There are 3 ways to solve the issue:
1. Fix the problem as a bug for all PHP websites out there.
2. Introduce a new function such as session_write_close_atomic() so programmers can decide.
3. Introduce a new boolean config in php.ini such as session.atomic_write so sysadmins can decide.

And please don't say that data is not important, they are, at least to those of us who care.
 [2020-10-29 09:33 UTC] rtrtrtrtrt at dfdfdfdf dot dfd
> And if a very very negligible overhead is so problematic 
> to you that you want to risk your users' data

yes because "in case of failure (power outage, disk failure, crash, connection loss to a networked storage" don't happen in the real world

* each server has two power supplies
* each power supply is on a different UPS
* disk failures don't matter on redundant arrays
* my servers don't crash
* my storags don't lose connections - redundancy is the keyword

again: your issue don't exist in ten real world and you should fix the root cause
 [2020-10-29 18:38 UTC] xx_pulse_xx at idkwhatiamdoing dot com
> Session's write operation should be atomic.

Why? Is there a standard somewhere? 
Sessions are designed to store data related to the current session, the issues you raise in this bug reports and the comment tend to show unreliable patterns in your code. 

Not worrying about user data and not worrying about an issue that might never happen is different. And the issue we are talking about is a user having to re-connect. (if your code is correctly designed, it's the only thing that should happen).

This is not a bug, and should not be an option. You can create a custom session save handler for such purposes. However I agree that the docs could use a small paragraph about the session_writes not being atomic and thus data should not be saved only in session (but again, that should already be the case even without worrying about session writes atomicity).
 [2020-10-30 00:57 UTC] jozyah-etienne at eerees dot com
> Why? Is there a standard somewhere? 

When the docs advertise session write operation without any warning that data may gets lost, it means that it is reliable, while it's clearly not. I don't know about any standard out there.

> Not worrying about user data and not worrying about an issue that might never happen is different. And the issue we are talking about is a user having to re-connect. (if your code is correctly designed, it's the only thing that should happen).

I tried to manipulate session files and it seems that PHP silently clears $_SESSION data in case of data corruption. That's a relief because user session automatically restarts and the user just logouts and there will be no issues in re-login at all. 

But some data is gets lost without any sysadmin/programmer gets noticed about because PHP doesn't trigger any errors at all. Maybe that's why nobody is worried about this issue yet and this issue seems so unrealistic to happen. Who knows how many times people lost their session because of this bug? Who spends time to report a unwanted logout to website owners? (And believe me, I had a lot of unwanted logouts in different sites in the past and nobody including I myself and site owners knows how many of those was because of this bug. I never reported those issues and just signed in again.

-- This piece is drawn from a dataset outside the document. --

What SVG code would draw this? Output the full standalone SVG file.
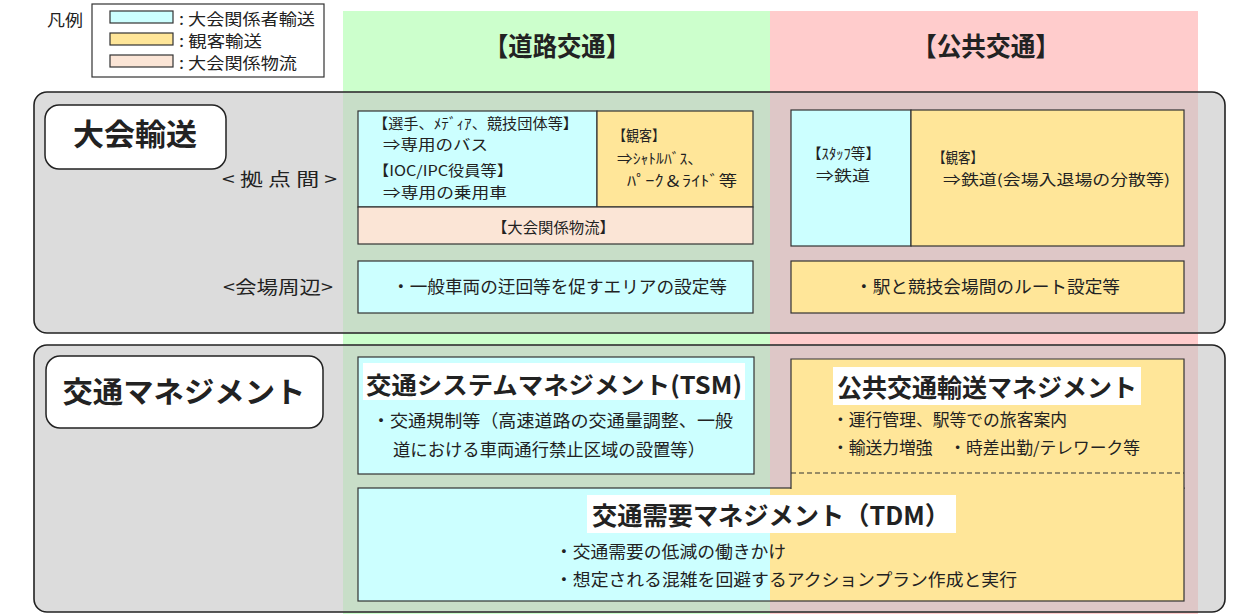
<svg xmlns="http://www.w3.org/2000/svg" width="1234" height="614" viewBox="0 0 1234 614">
<style>
text{font-family:"Noto Sans CJK JP","Noto Sans",sans-serif;fill:#222;dominant-baseline:central}
.b{font-weight:700}
.box{stroke:#333;stroke-width:1.2}
.panel{fill:none;stroke:#222;stroke-width:1.6}
.cy{fill:#ccffff}.ye{fill:#ffe699}.pe{fill:#fbe5d6}
.lbl{fill:#fff;stroke:#222;stroke-width:1.5}
</style>
<rect width="1234" height="614" fill="#fff"/>
<g id="legend">
<text x="47" y="19" font-size="16" textLength="36" lengthAdjust="spacingAndGlyphs">凡例</text>
<rect x="92" y="4" width="232" height="73" fill="#fff" stroke="#333" stroke-width="1.2"/>
<rect class="box cy" x="110" y="11" width="63" height="12"/>
<rect class="box ye" x="110" y="33" width="63" height="12"/>
<rect class="box pe" x="110" y="55" width="63" height="12"/>
<text x="179" y="18" font-size="16" textLength="136" lengthAdjust="spacingAndGlyphs">: 大会関係者輸送</text>
<text x="179" y="40" font-size="16" textLength="83" lengthAdjust="spacingAndGlyphs">: 観客輸送</text>
<text x="179" y="62" font-size="16" textLength="118" lengthAdjust="spacingAndGlyphs">: 大会関係物流</text>
</g>
<g id="columns">
<rect x="343" y="11" width="427" height="603" fill="#ccffcc"/>
<rect x="770" y="11" width="428" height="603" fill="#ffcccc"/>
<text class="b" x="557" y="44" font-size="26" text-anchor="middle" textLength="146" lengthAdjust="spacingAndGlyphs">【道路交通】</text>
<text class="b" x="986" y="44" font-size="26" text-anchor="middle" textLength="148" lengthAdjust="spacingAndGlyphs">【公共交通】</text>
</g>
<g id="panel-taikai">
<rect x="34" y="92" width="1191" height="241" rx="13" fill="#dcdcdc"/>
<rect x="343" y="93" width="427" height="239" fill="#c8dec8"/>
<rect x="770" y="93" width="428" height="239" fill="#dec7c7"/>
<rect class="panel" x="34" y="92" width="1191" height="241" rx="13"/>
<rect class="lbl" x="45" y="105" width="181" height="64" rx="14"/>
<text class="b" x="135" y="132" font-size="30" text-anchor="middle" textLength="124" lengthAdjust="spacingAndGlyphs">大会輸送</text>
<text x="222" y="178" font-size="18" textLength="115" lengthAdjust="spacingAndGlyphs">&lt; 拠 点 間 &gt;</text>
<text x="223" y="286" font-size="18" textLength="110" lengthAdjust="spacingAndGlyphs">&lt;会場周辺&gt;</text>
</g>
<g id="road-staff">
<rect class="box cy" x="358" y="111" width="239" height="96"/>
<text x="373" y="122" font-size="14.5" textLength="205" lengthAdjust="spacingAndGlyphs">【選手、ﾒﾃﾞｨｱ、競技団体等】</text>
<text x="383" y="143" font-size="14.5" textLength="105" lengthAdjust="spacingAndGlyphs">⇒専用のバス</text>
<text x="373" y="169" font-size="14.5" textLength="140" lengthAdjust="spacingAndGlyphs">【IOC/IPC役員等】</text>
<text x="383" y="191" font-size="14.5" textLength="124" lengthAdjust="spacingAndGlyphs">⇒専用の乗用車</text>
</g>
<g id="road-spectator">
<rect class="box ye" x="597" y="111" width="156" height="96"/>
<text x="613" y="134" font-size="14.5" textLength="52" lengthAdjust="spacingAndGlyphs">【観客】</text>
<text x="617" y="157" font-size="14.5" textLength="86" lengthAdjust="spacingAndGlyphs">⇒ｼｬﾄﾙﾊﾞｽ、</text>
<text x="627" y="179" font-size="14.5" textLength="110" lengthAdjust="spacingAndGlyphs">ﾊﾟｰｸ＆ﾗｲﾄﾞ等</text>
</g>
<g id="road-logistics">
<rect class="box pe" x="358" y="207" width="395" height="37"/>
<text x="492" y="226" font-size="15" textLength="123" lengthAdjust="spacingAndGlyphs">【大会関係物流】</text>
</g>
<g id="public-staff">
<rect class="box cy" x="791" y="110" width="120" height="136"/>
<text x="807" y="152" font-size="14.5" textLength="73" lengthAdjust="spacingAndGlyphs">【ｽﾀｯﾌ等】</text>
<text x="816" y="174" font-size="14.5" textLength="54" lengthAdjust="spacingAndGlyphs">⇒鉄道</text>
</g>
<g id="public-spectator">
<rect class="box ye" x="911" y="110" width="273" height="136"/>
<text x="933" y="156" font-size="14.5" textLength="50" lengthAdjust="spacingAndGlyphs">【観客】</text>
<text x="943" y="178" font-size="14.5" textLength="227" lengthAdjust="spacingAndGlyphs">⇒鉄道(会場入退場の分散等)</text>
</g>
<g id="road-venue">
<rect class="box cy" x="358" y="261" width="395" height="52"/>
<text x="392" y="285" font-size="17.5" textLength="335" lengthAdjust="spacingAndGlyphs">・一般車両の迂回等を促すエリアの設定等</text>
</g>
<g id="public-venue">
<rect class="box ye" x="791" y="261" width="393" height="52"/>
<text x="855" y="285" font-size="17.5" textLength="265" lengthAdjust="spacingAndGlyphs">・駅と競技会場間のルート設定等</text>
</g>
<g id="panel-management">
<rect x="34" y="345" width="1191" height="267" rx="13" fill="#dcdcdc"/>
<rect x="343" y="346" width="427" height="265" fill="#c8dec8"/>
<rect x="770" y="346" width="428" height="265" fill="#dec7c7"/>
<rect class="panel" x="34" y="345" width="1191" height="267" rx="13"/>
<rect class="lbl" x="46" y="356" width="277" height="72" rx="14"/>
<text class="b" x="184" y="390" font-size="29" text-anchor="middle" textLength="243" lengthAdjust="spacingAndGlyphs">交通マネジメント</text>
</g>
<g id="tsm">
<rect class="box cy" x="358" y="357" width="396" height="117"/>
<rect x="363" y="363" width="382" height="37" fill="#fff"/>
<text class="b" x="554" y="383" font-size="24" text-anchor="middle" textLength="376" lengthAdjust="spacingAndGlyphs">交通システムマネジメント(TSM)</text>
<text x="372" y="419" font-size="17.5" textLength="361" lengthAdjust="spacingAndGlyphs">・交通規制等（高速道路の交通量調整、一般</text>
<text x="393" y="448" font-size="17.5" textLength="312" lengthAdjust="spacingAndGlyphs">道における車両通行禁止区域の設置等）</text>
</g>
<g id="tdm">
<rect x="358" y="488" width="412" height="113" class="cy"/>
<rect x="770" y="488" width="414" height="113" class="ye"/>
<rect x="358" y="488" width="826" height="113" fill="none" class="box"/>
</g>
<g id="public-management">
<rect x="791" y="359" width="393" height="130" class="ye"/>
<path d="M791 489V359H1184V489" fill="none" class="box"/>
<rect x="833" y="367" width="308" height="38" fill="#fff"/>
<text class="b" x="987" y="386" font-size="25" text-anchor="middle" textLength="300" lengthAdjust="spacingAndGlyphs">公共交通輸送マネジメント</text>
<text x="832" y="419" font-size="16.5" textLength="235" lengthAdjust="spacingAndGlyphs">・運行管理、駅等での旅客案内</text>
<text x="832" y="447" font-size="16.5" textLength="308" lengthAdjust="spacingAndGlyphs">・輸送力増強　・時差出勤/テレワーク等</text>
</g>
<g id="connectors">
<line x1="791" y1="473" x2="1184" y2="473" stroke="#333" stroke-width="1.2" stroke-dasharray="5 3"/>
</g>
<g id="tdm-text">
<rect x="587" y="495" width="369" height="38" fill="#fff"/>
<text class="b" x="771" y="514" font-size="25" text-anchor="middle" textLength="358" lengthAdjust="spacingAndGlyphs">交通需要マネジメント（TDM）</text>
<text x="555" y="550" font-size="17.5" textLength="231" lengthAdjust="spacingAndGlyphs">・交通需要の低減の働きかけ</text>
<text x="555" y="578" font-size="17.5" textLength="462" lengthAdjust="spacingAndGlyphs">・想定される混雑を回避するアクションプラン作成と実行</text>
</g>
</svg>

Maybe that situation happened to you too?)

> You can create a custom session save handler for such purposes.

We do that for years, but it needs a lot of knowledge to write a good session handler to save data in files. We currently are using DBMS for convenience, but It takes a lot of time to connect and read and save transactions compared to PHP's original files handler. (I've explained our situation in the Stack Overflow page that is linked in the original post above). Anyway, I believe the only issue with modern default session handler is atomic writes and not notifying in case of data corruption. So why not just fix it and put the problem on programmers shoulder? And how many of us knows enough to write a perfect session handler (Years ago I spent one whole week to write our own session handler and I mess a lot at that time while developing it, and at the end we decided to use DBMS with transactions. It is a tricky topic and people will make more problems with rolling out their own session handler, I believe).

> This is not a bug, and should not be an option.

But to some people like us who worry about our data and our users' experience, it clearly is. Specially that PHP silently ignores data corrupted session files and doesn't log  it at all, so nobody knows how often this issue had happened in the past.

> However I agree that the docs could use a small paragraph about the session_writes not being atomic and thus data should not be saved only in session (but again, that should already be the case even without worrying about session writes atomicity).

I believe if this issue isn't going to get fixed for good, not only docs should mention it, but also at least a NOTICE level error must be triggered so people can get notified about it when it happens. Also a reliable way to avoid such conditions should be introduced for those who care, like what I suggested in my last comment (I personally prefer session.atomic_writes with PHP_INI_ALL mode because not only both sysadmin and programmers can change it, but also works when session_write_close_atomic() is not called and so PHP automatically tries to save the session at the end of execution).
 [2020-10-30 01:06 UTC] jozyah-etienne at eerees dot com
> You can create a custom session save handler for such purposes.

Also custom session handlers doesn't work with some PHP features and makes more problems - I'm looking at you, session.upload_progress.enabled INI option :D
 [2020-10-30 04:11 UTC] rtrtrtrtrt at dfdfdfdf dot dfd
> Who knows how many times people lost their session because of this bug?

get some relieable hardware and until then you have bigger problems!
how did the wordl survive writeback-storage until you came?
 [2020-10-30 05:11 UTC] requinix@php.net
-Block user comment: No +Block user comment: Yes
 [2020-10-30 05:11 UTC] requinix@php.net
This is a completely reasonable request.